### WORK REQUIRED:
It is required that the lines from the top of the listing through the line with "(0,0) rectangle (796,453);" be reproduced exactly, excluding pictures.

### SUPPLIED DATA:
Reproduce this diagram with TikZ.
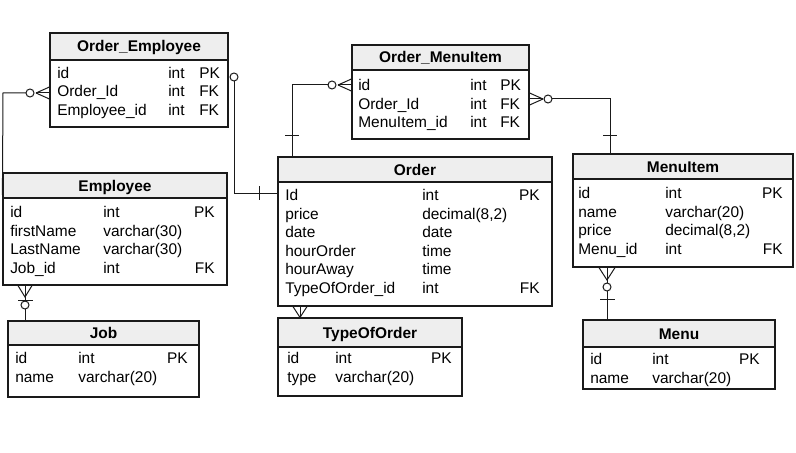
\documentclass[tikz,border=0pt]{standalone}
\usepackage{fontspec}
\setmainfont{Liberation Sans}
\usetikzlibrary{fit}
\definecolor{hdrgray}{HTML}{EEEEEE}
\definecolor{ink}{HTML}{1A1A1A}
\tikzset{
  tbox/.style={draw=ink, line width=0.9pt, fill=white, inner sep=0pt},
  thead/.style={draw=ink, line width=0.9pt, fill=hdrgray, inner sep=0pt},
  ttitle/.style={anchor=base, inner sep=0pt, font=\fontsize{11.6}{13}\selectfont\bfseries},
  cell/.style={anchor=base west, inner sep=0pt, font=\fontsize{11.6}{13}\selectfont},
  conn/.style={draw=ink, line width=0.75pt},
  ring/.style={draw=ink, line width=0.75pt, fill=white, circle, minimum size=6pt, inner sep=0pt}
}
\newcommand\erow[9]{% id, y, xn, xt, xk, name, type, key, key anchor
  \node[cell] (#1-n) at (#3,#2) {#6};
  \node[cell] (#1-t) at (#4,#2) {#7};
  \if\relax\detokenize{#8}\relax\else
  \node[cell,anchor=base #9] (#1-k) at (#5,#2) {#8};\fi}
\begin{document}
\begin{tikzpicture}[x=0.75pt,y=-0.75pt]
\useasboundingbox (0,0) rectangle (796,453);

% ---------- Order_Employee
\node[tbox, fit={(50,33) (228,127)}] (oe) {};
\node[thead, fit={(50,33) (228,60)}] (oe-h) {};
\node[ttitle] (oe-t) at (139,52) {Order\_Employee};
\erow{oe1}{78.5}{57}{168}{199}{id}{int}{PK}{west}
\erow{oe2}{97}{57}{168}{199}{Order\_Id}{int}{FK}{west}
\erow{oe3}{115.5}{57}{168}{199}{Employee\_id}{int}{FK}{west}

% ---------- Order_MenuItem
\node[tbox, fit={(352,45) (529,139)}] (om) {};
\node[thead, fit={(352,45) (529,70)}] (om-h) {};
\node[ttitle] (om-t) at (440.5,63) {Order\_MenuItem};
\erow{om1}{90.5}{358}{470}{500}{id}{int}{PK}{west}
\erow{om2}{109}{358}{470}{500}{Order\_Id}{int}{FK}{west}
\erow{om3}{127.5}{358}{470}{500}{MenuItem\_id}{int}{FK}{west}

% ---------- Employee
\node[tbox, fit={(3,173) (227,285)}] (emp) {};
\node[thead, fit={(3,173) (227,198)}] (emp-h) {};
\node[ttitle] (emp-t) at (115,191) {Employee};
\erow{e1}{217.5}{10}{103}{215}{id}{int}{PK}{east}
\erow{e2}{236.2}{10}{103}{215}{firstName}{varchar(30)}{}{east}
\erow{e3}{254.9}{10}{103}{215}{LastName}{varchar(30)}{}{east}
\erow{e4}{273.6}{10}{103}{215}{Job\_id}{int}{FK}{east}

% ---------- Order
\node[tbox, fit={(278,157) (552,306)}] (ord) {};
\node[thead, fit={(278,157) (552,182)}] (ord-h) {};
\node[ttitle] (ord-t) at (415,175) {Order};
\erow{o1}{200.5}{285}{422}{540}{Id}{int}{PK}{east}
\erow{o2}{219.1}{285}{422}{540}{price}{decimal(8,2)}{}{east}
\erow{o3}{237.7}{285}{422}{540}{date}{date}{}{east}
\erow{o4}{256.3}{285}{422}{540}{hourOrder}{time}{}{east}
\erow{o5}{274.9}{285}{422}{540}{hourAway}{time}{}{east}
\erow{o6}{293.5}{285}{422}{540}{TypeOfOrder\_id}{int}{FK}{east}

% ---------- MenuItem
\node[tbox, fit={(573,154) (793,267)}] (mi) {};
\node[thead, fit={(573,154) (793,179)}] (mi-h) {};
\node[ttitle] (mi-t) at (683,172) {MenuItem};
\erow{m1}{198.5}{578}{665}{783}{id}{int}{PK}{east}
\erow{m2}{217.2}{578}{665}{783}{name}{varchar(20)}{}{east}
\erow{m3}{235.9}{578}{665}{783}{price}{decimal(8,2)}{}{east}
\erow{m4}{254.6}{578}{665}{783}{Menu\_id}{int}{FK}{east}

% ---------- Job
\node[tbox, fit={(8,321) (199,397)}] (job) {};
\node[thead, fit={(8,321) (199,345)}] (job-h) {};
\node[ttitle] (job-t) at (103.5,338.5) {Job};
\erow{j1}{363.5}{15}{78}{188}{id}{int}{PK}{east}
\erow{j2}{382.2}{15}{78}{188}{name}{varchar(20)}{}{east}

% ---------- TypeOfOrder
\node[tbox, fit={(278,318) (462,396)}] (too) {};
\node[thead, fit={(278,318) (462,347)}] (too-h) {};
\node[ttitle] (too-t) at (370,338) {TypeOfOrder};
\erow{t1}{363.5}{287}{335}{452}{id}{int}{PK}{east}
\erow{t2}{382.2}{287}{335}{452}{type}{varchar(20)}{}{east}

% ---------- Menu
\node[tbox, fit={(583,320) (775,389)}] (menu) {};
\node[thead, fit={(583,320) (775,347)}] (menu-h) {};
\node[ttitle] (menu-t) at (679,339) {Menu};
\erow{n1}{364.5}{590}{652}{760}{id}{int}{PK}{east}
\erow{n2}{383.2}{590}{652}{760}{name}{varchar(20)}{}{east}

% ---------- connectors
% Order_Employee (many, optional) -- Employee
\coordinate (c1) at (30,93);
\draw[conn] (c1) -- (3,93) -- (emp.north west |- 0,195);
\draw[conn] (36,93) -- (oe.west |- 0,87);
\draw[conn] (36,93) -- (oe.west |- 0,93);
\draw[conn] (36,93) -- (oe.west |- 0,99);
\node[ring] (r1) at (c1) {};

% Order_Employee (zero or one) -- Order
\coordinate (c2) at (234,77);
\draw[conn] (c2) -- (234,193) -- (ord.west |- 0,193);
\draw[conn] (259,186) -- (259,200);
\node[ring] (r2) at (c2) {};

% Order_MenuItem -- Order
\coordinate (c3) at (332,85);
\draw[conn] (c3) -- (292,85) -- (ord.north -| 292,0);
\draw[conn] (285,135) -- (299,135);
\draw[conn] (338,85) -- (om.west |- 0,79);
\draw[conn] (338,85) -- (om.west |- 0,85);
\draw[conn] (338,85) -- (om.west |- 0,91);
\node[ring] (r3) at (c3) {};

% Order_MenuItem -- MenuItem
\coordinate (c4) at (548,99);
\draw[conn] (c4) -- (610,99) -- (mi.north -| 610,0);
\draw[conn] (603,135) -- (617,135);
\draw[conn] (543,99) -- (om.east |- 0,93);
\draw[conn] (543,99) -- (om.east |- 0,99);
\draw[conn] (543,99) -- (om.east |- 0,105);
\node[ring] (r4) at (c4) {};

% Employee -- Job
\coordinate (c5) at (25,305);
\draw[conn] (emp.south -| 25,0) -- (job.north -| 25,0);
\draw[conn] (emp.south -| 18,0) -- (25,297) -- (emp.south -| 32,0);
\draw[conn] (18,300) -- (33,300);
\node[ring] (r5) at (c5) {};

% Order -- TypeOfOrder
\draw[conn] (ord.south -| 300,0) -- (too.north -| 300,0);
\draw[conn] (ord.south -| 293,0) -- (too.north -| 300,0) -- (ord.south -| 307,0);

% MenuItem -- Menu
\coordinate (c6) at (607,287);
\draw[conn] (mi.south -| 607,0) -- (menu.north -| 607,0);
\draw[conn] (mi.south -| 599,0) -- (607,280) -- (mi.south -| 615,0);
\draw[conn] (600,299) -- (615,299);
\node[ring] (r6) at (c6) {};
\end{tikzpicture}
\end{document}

### ANSWER BELOW:
Reproduce this diagram with TikZ.
\documentclass[tikz,border=0pt]{standalone}
\usepackage{fontspec}
\setmainfont{Liberation Sans}
\usetikzlibrary{fit}
\definecolor{hdrgray}{HTML}{EEEEEE}
\definecolor{ink}{HTML}{1A1A1A}
\tikzset{
  tbox/.style={draw=ink, line width=0.9pt, fill=white, inner sep=0pt},
  thead/.style={draw=ink, line width=0.9pt, fill=hdrgray, inner sep=0pt},
  ttitle/.style={anchor=base, inner sep=0pt, font=\fontsize{11.6}{13}\selectfont\bfseries},
  cell/.style={anchor=base west, inner sep=0pt, font=\fontsize{11.6}{13}\selectfont},
  conn/.style={draw=ink, line width=0.75pt},
  ring/.style={draw=ink, line width=0.75pt, fill=white, circle, minimum size=6pt, inner sep=0pt}
}
\newcommand\erow[9]{% id, y, xn, xt, xk, name, type, key, key anchor
  \node[cell] (#1-n) at (#3,#2) {#6};
  \node[cell] (#1-t) at (#4,#2) {#7};
  \if\relax\detokenize{#8}\relax\else
  \node[cell,anchor=base #9] (#1-k) at (#5,#2) {#8};\fi}
\begin{document}
\begin{tikzpicture}[x=0.75pt,y=-0.75pt]
\useasboundingbox (0,0) rectangle (796,453);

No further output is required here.